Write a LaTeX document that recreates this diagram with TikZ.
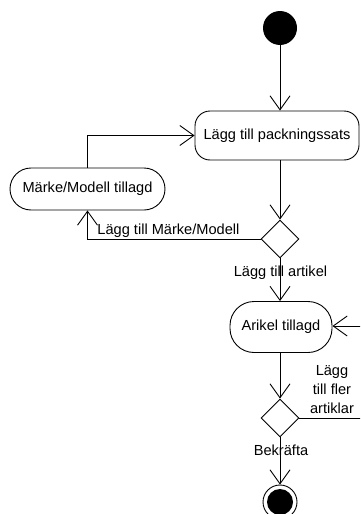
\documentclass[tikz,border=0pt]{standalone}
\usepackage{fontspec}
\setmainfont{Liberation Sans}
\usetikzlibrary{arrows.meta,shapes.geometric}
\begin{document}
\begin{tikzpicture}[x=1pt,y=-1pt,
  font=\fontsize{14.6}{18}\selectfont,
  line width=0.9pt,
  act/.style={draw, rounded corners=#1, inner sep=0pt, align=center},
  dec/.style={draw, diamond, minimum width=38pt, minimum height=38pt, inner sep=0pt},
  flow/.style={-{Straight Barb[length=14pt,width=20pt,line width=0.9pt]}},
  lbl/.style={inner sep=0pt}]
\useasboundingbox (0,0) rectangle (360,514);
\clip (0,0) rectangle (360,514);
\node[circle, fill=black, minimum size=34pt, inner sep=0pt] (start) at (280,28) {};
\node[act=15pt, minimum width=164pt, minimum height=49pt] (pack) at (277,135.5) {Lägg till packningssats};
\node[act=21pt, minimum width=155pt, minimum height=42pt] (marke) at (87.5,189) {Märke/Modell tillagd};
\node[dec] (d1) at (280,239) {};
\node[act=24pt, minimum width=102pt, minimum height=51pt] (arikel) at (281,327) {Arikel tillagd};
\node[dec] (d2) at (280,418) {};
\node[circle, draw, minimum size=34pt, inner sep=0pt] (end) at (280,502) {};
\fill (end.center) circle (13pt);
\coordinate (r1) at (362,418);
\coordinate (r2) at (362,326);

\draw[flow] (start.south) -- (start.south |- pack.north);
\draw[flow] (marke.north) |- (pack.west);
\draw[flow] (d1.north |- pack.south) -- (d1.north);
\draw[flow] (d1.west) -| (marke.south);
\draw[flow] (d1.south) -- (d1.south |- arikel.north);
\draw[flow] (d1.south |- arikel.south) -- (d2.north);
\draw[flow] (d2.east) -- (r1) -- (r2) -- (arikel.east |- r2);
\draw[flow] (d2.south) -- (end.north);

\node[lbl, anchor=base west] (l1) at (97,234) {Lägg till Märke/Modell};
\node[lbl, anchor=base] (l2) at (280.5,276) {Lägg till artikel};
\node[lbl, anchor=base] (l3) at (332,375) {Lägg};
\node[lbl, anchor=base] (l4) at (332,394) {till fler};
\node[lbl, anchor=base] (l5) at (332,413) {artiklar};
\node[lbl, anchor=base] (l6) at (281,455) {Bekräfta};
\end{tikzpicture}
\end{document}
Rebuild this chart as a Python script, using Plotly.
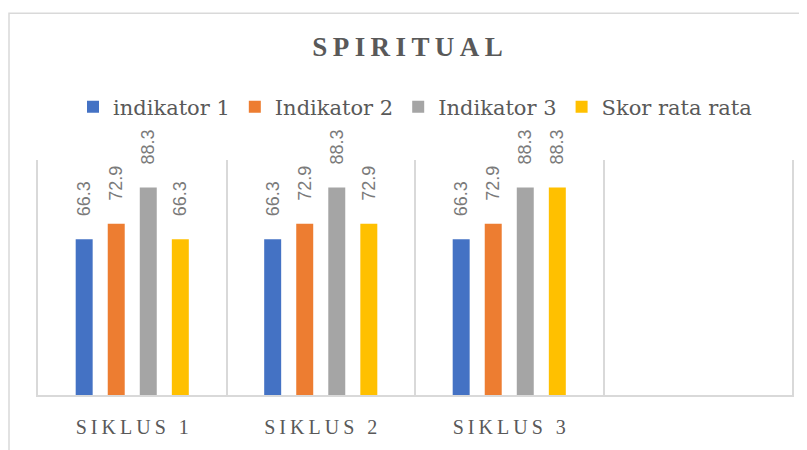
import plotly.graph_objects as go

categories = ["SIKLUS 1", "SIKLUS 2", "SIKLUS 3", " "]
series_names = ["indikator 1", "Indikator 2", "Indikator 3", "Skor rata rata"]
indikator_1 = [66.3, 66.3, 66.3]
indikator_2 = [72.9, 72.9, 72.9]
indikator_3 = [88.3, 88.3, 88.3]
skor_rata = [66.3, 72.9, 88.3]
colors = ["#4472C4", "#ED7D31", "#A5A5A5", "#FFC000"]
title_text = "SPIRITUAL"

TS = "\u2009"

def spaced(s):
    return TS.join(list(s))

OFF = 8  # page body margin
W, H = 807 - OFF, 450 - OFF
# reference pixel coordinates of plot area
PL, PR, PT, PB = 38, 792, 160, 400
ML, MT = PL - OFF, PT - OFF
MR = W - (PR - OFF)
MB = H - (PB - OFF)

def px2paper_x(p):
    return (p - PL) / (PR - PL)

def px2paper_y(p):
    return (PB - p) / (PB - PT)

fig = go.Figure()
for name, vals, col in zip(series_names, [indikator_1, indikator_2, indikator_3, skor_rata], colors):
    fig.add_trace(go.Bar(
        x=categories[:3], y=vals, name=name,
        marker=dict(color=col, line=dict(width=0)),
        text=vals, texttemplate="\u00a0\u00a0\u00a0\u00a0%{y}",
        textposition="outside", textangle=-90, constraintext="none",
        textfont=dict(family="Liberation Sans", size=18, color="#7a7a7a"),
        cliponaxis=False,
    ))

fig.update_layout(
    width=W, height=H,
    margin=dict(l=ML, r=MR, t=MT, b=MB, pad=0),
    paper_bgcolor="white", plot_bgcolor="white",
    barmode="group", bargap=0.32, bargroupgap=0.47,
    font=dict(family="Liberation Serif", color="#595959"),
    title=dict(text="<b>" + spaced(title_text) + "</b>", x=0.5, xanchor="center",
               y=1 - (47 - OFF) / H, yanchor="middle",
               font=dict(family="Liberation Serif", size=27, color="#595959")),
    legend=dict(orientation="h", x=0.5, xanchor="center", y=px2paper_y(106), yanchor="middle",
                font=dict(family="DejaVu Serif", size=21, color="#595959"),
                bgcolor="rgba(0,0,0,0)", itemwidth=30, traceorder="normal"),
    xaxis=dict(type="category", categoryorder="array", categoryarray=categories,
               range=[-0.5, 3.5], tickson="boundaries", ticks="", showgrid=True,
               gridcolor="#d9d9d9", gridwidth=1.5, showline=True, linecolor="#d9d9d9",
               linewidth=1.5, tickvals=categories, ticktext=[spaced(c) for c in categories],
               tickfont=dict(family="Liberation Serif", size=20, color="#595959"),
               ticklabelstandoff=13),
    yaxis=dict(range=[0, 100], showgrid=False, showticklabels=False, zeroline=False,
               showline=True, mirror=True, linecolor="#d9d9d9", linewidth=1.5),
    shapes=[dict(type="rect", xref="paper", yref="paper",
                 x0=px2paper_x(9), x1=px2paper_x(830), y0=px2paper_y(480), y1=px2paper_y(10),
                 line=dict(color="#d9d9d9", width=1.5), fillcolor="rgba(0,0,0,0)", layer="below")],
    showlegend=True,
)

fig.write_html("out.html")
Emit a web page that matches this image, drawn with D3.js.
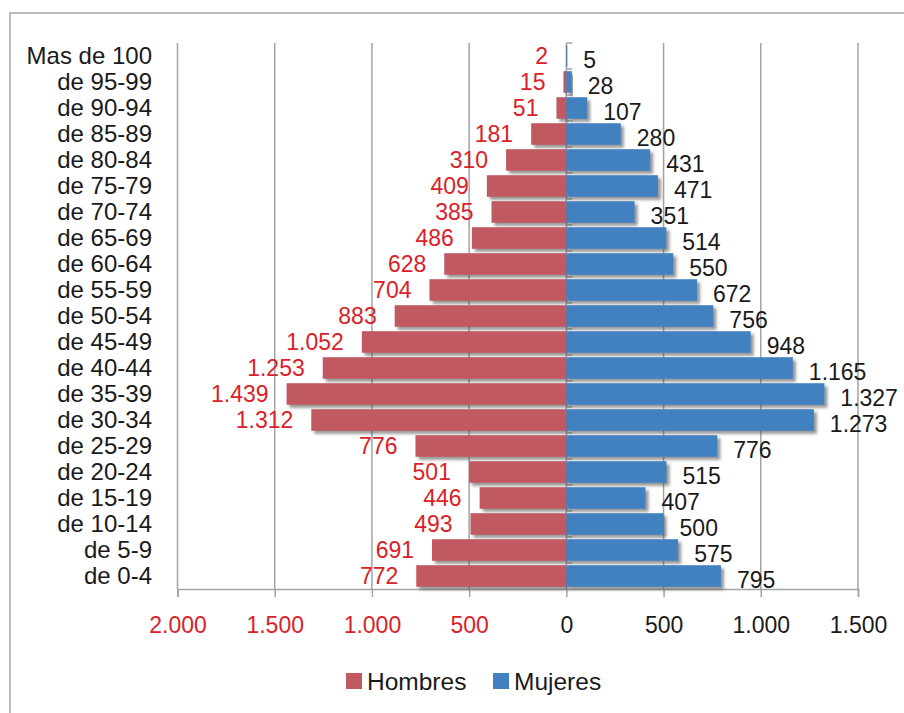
:::::
Exercise description » What is needed is an exact reproduction of the data, pictures excluded.

Answer for the task »
Write a LaTeX document that recreates this diagram with TikZ.
\documentclass[tikz,border=0pt]{standalone}
\usepackage{fontspec}
\setmainfont{Liberation Sans}
\usetikzlibrary{arrows.meta,shapes.geometric}
\begin{document}
\begin{tikzpicture}[x=1pt,y=-1pt,
  font=\fontsize{14.6}{18}\selectfont,
  line width=0.9pt,
  act/.style={draw, rounded corners=#1, inner sep=0pt, align=center},
  dec/.style={draw, diamond, minimum width=38pt, minimum height=38pt, inner sep=0pt},
  flow/.style={-{Straight Barb[length=14pt,width=20pt,line width=0.9pt]}},
  lbl/.style={inner sep=0pt}]
\useasboundingbox (0,0) rectangle (360,514);
\clip (0,0) rectangle (360,514);
\node[circle, fill=black, minimum size=34pt, inner sep=0pt] (start) at (280,28) {};
\node[act=15pt, minimum width=164pt, minimum height=49pt] (pack) at (277,135.5) {Lägg till packningssats};
\node[act=21pt, minimum width=155pt, minimum height=42pt] (marke) at (87.5,189) {Märke/Modell tillagd};
\node[dec] (d1) at (280,239) {};
\node[act=24pt, minimum width=102pt, minimum height=51pt] (arikel) at (281,327) {Arikel tillagd};
\node[dec] (d2) at (280,418) {};
\node[circle, draw, minimum size=34pt, inner sep=0pt] (end) at (280,502) {};
\fill (end.center) circle (13pt);
\coordinate (r1) at (362,418);
\coordinate (r2) at (362,326);

\draw[flow] (start.south) -- (start.south |- pack.north);
\draw[flow] (marke.north) |- (pack.west);
\draw[flow] (d1.north |- pack.south) -- (d1.north);
\draw[flow] (d1.west) -| (marke.south);
\draw[flow] (d1.south) -- (d1.south |- arikel.north);
\draw[flow] (d1.south |- arikel.south) -- (d2.north);
\draw[flow] (d2.east) -- (r1) -- (r2) -- (arikel.east |- r2);
\draw[flow] (d2.south) -- (end.north);

\node[lbl, anchor=base west] (l1) at (97,234) {Lägg till Märke/Modell};
\node[lbl, anchor=base] (l2) at (280.5,276) {Lägg till artikel};
\node[lbl, anchor=base] (l3) at (332,375) {Lägg};
\node[lbl, anchor=base] (l4) at (332,394) {till fler};
\node[lbl, anchor=base] (l5) at (332,413) {artiklar};
\node[lbl, anchor=base] (l6) at (281,455) {Bekräfta};
\end{tikzpicture}
\end{document}
Rebuild this chart as a Python script, using Plotly.
import plotly.graph_objects as go

categories = ["SIKLUS 1", "SIKLUS 2", "SIKLUS 3", " "]
series_names = ["indikator 1", "Indikator 2", "Indikator 3", "Skor rata rata"]
indikator_1 = [66.3, 66.3, 66.3]
indikator_2 = [72.9, 72.9, 72.9]
indikator_3 = [88.3, 88.3, 88.3]
skor_rata = [66.3, 72.9, 88.3]
colors = ["#4472C4", "#ED7D31", "#A5A5A5", "#FFC000"]
title_text = "SPIRITUAL"

TS = "\u2009"

def spaced(s):
    return TS.join(list(s))

OFF = 8  # page body margin
W, H = 807 - OFF, 450 - OFF
# reference pixel coordinates of plot area
PL, PR, PT, PB = 38, 792, 160, 400
ML, MT = PL - OFF, PT - OFF
MR = W - (PR - OFF)
MB = H - (PB - OFF)

def px2paper_x(p):
    return (p - PL) / (PR - PL)

def px2paper_y(p):
    return (PB - p) / (PB - PT)

fig = go.Figure()
for name, vals, col in zip(series_names, [indikator_1, indikator_2, indikator_3, skor_rata], colors):
    fig.add_trace(go.Bar(
        x=categories[:3], y=vals, name=name,
        marker=dict(color=col, line=dict(width=0)),
        text=vals, texttemplate="\u00a0\u00a0\u00a0\u00a0%{y}",
        textposition="outside", textangle=-90, constraintext="none",
        textfont=dict(family="Liberation Sans", size=18, color="#7a7a7a"),
        cliponaxis=False,
    ))

fig.update_layout(
    width=W, height=H,
    margin=dict(l=ML, r=MR, t=MT, b=MB, pad=0),
    paper_bgcolor="white", plot_bgcolor="white",
    barmode="group", bargap=0.32, bargroupgap=0.47,
    font=dict(family="Liberation Serif", color="#595959"),
    title=dict(text="<b>" + spaced(title_text) + "</b>", x=0.5, xanchor="center",
               y=1 - (47 - OFF) / H, yanchor="middle",
               font=dict(family="Liberation Serif", size=27, color="#595959")),
    legend=dict(orientation="h", x=0.5, xanchor="center", y=px2paper_y(106), yanchor="middle",
                font=dict(family="DejaVu Serif", size=21, color="#595959"),
                bgcolor="rgba(0,0,0,0)", itemwidth=30, traceorder="normal"),
    xaxis=dict(type="category", categoryorder="array", categoryarray=categories,
               range=[-0.5, 3.5], tickson="boundaries", ticks="", showgrid=True,
               gridcolor="#d9d9d9", gridwidth=1.5, showline=True, linecolor="#d9d9d9",
               linewidth=1.5, tickvals=categories, ticktext=[spaced(c) for c in categories],
               tickfont=dict(family="Liberation Serif", size=20, color="#595959"),
               ticklabelstandoff=13),
    yaxis=dict(range=[0, 100], showgrid=False, showticklabels=False, zeroline=False,
               showline=True, mirror=True, linecolor="#d9d9d9", linewidth=1.5),
    shapes=[dict(type="rect", xref="paper", yref="paper",
                 x0=px2paper_x(9), x1=px2paper_x(830), y0=px2paper_y(480), y1=px2paper_y(10),
                 line=dict(color="#d9d9d9", width=1.5), fillcolor="rgba(0,0,0,0)", layer="below")],
    showlegend=True,
)

fig.write_html("out.html")
Emit a web page that matches this image, drawn with D3.js.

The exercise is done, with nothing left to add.